(Items from a data source)
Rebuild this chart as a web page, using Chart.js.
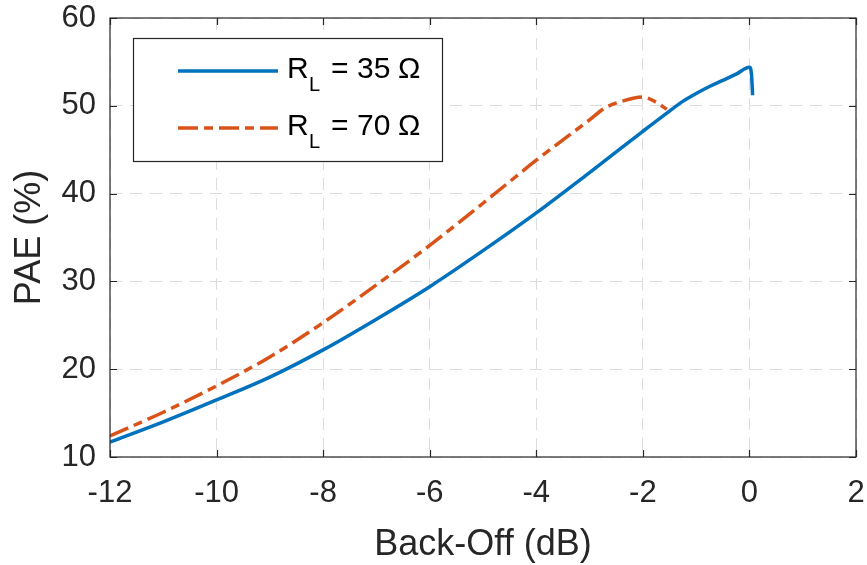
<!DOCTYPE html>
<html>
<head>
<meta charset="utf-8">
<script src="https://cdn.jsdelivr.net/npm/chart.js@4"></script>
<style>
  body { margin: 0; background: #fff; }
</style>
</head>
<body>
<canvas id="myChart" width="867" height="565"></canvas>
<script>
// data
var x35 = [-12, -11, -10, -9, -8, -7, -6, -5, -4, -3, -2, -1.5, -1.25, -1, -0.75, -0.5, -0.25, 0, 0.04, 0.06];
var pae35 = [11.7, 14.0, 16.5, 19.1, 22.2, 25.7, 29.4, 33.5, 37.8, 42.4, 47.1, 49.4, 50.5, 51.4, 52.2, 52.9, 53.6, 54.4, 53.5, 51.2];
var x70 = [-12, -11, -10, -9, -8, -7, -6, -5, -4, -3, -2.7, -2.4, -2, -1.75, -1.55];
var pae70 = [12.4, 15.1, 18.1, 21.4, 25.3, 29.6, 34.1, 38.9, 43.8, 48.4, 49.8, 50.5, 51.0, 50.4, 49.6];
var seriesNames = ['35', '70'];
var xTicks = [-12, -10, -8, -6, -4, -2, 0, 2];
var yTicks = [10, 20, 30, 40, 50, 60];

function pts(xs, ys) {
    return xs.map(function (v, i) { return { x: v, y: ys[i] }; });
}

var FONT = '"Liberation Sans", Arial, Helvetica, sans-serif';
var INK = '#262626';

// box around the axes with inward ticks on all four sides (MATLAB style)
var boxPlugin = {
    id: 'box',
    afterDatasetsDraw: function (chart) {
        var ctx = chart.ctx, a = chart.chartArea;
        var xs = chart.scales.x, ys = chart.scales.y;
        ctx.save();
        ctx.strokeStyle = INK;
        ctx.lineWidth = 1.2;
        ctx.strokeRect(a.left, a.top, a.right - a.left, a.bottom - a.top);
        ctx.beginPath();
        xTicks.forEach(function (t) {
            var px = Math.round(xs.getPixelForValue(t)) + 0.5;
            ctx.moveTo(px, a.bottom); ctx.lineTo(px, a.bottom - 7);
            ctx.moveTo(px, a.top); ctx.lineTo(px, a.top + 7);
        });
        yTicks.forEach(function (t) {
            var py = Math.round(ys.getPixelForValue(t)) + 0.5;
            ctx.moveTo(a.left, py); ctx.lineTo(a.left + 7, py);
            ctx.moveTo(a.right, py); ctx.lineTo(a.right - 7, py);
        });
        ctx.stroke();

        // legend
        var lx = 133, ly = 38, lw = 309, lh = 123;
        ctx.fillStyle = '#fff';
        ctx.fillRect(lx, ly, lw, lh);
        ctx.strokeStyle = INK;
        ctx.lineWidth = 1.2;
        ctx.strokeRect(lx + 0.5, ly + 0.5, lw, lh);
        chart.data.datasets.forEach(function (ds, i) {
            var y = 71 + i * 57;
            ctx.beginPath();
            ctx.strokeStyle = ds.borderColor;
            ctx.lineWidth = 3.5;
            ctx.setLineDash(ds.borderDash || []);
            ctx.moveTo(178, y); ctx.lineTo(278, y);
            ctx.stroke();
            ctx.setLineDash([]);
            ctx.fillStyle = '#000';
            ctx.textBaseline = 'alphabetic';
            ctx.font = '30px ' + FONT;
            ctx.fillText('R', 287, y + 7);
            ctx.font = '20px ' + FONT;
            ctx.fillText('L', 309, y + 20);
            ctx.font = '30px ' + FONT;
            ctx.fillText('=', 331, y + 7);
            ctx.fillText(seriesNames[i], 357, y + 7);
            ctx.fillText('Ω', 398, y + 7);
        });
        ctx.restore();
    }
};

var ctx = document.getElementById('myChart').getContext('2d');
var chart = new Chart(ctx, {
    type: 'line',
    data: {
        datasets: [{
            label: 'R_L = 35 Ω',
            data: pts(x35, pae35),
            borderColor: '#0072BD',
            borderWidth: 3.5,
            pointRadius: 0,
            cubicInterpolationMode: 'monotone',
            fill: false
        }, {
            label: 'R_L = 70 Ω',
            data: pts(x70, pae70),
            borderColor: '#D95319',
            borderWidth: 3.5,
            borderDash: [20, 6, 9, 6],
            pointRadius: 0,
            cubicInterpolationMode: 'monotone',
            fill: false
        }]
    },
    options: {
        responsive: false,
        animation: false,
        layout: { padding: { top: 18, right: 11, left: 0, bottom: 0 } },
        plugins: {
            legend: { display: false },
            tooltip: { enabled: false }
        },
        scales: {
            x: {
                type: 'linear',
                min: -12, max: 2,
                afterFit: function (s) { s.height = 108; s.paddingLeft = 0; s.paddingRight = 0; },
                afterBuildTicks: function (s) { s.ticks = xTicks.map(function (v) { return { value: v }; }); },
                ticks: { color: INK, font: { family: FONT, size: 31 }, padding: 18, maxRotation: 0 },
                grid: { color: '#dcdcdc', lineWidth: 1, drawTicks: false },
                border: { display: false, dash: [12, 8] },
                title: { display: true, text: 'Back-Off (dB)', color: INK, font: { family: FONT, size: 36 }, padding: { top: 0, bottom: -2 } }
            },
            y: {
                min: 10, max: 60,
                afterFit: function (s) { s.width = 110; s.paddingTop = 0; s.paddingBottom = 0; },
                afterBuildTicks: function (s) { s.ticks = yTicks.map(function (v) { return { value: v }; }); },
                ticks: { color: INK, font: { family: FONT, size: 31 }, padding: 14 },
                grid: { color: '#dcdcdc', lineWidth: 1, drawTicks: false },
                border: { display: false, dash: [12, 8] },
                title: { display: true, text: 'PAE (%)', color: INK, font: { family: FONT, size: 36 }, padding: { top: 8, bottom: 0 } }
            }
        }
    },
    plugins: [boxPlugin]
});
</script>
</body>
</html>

* * *

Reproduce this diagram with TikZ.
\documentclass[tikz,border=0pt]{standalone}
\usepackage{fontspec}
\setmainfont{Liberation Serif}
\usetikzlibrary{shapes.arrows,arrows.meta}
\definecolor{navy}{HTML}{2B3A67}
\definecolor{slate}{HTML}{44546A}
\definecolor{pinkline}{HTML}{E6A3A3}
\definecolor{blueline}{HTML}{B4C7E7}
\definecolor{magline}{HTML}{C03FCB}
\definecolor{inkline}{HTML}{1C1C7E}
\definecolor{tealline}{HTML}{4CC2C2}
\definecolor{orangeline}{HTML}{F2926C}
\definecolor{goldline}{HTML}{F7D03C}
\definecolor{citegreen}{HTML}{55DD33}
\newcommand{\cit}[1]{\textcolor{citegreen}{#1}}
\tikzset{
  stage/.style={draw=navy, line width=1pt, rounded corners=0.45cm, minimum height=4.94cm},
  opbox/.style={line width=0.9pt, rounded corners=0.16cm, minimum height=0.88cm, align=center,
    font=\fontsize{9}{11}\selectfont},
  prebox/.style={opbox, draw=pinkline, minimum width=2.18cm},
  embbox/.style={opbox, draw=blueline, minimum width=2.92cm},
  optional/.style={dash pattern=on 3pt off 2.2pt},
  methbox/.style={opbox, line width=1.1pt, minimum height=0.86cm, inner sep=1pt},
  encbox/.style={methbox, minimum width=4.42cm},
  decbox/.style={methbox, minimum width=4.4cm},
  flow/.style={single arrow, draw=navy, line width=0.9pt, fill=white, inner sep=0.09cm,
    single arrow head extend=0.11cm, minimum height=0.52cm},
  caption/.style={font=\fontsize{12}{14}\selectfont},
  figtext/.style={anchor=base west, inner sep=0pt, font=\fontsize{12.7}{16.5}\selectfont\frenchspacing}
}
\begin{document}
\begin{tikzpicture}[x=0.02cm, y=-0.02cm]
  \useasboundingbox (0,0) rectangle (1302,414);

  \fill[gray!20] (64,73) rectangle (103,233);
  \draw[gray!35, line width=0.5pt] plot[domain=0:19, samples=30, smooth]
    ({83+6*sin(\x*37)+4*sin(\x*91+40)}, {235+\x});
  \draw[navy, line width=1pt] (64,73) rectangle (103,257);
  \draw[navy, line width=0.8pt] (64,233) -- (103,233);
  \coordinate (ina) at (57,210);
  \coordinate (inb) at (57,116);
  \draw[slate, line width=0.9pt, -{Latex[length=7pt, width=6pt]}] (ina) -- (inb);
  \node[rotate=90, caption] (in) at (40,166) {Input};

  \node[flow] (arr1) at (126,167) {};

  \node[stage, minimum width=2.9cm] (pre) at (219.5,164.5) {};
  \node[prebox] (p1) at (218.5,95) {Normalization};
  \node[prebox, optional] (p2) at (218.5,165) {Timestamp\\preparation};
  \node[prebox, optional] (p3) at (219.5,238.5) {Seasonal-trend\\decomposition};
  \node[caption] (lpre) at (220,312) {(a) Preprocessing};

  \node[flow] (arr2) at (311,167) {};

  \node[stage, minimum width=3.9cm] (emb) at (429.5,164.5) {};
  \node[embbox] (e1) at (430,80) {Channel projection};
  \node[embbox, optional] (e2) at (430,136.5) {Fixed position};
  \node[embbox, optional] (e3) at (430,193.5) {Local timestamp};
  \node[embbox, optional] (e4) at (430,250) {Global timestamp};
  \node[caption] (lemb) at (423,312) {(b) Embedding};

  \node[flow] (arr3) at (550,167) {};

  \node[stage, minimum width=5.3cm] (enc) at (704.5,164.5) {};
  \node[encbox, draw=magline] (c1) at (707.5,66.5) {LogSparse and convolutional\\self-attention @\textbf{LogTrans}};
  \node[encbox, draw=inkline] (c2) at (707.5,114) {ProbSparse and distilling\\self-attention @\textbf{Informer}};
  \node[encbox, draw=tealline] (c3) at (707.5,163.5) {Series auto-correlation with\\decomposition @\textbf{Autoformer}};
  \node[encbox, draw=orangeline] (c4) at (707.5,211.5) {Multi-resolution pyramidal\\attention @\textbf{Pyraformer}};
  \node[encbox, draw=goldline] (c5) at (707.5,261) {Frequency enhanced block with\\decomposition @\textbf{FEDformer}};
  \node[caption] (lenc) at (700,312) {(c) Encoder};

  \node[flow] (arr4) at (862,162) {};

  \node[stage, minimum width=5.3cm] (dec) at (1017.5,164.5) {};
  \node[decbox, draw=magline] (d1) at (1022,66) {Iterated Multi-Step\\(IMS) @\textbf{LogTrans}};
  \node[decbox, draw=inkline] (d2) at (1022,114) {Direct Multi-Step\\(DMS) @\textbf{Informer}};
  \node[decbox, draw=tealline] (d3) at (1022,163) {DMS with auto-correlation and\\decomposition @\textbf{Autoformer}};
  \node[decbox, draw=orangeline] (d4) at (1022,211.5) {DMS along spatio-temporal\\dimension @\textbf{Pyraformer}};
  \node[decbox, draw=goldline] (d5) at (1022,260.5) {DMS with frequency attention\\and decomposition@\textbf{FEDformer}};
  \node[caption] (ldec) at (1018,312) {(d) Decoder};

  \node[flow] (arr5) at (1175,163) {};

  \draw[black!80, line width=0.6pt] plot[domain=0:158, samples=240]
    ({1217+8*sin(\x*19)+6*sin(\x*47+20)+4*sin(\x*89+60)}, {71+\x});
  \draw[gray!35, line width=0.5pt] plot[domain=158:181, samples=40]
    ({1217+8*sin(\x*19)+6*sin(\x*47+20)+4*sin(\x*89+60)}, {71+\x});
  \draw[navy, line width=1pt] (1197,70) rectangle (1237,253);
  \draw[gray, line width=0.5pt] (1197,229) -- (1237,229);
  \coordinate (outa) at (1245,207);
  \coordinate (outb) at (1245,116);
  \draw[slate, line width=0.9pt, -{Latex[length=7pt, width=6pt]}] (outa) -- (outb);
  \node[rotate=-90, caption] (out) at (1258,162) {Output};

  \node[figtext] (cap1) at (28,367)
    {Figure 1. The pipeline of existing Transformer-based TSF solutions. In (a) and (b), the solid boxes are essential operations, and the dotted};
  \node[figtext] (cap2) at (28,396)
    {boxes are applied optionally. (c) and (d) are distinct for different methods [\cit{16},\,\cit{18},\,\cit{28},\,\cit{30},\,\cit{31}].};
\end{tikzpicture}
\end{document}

Task objective ▸
Look through the entries above; copy each line where the string "this" appears.

Correct result ▸
Rebuild this chart as a web page, using Chart.js.
Reproduce this diagram with TikZ.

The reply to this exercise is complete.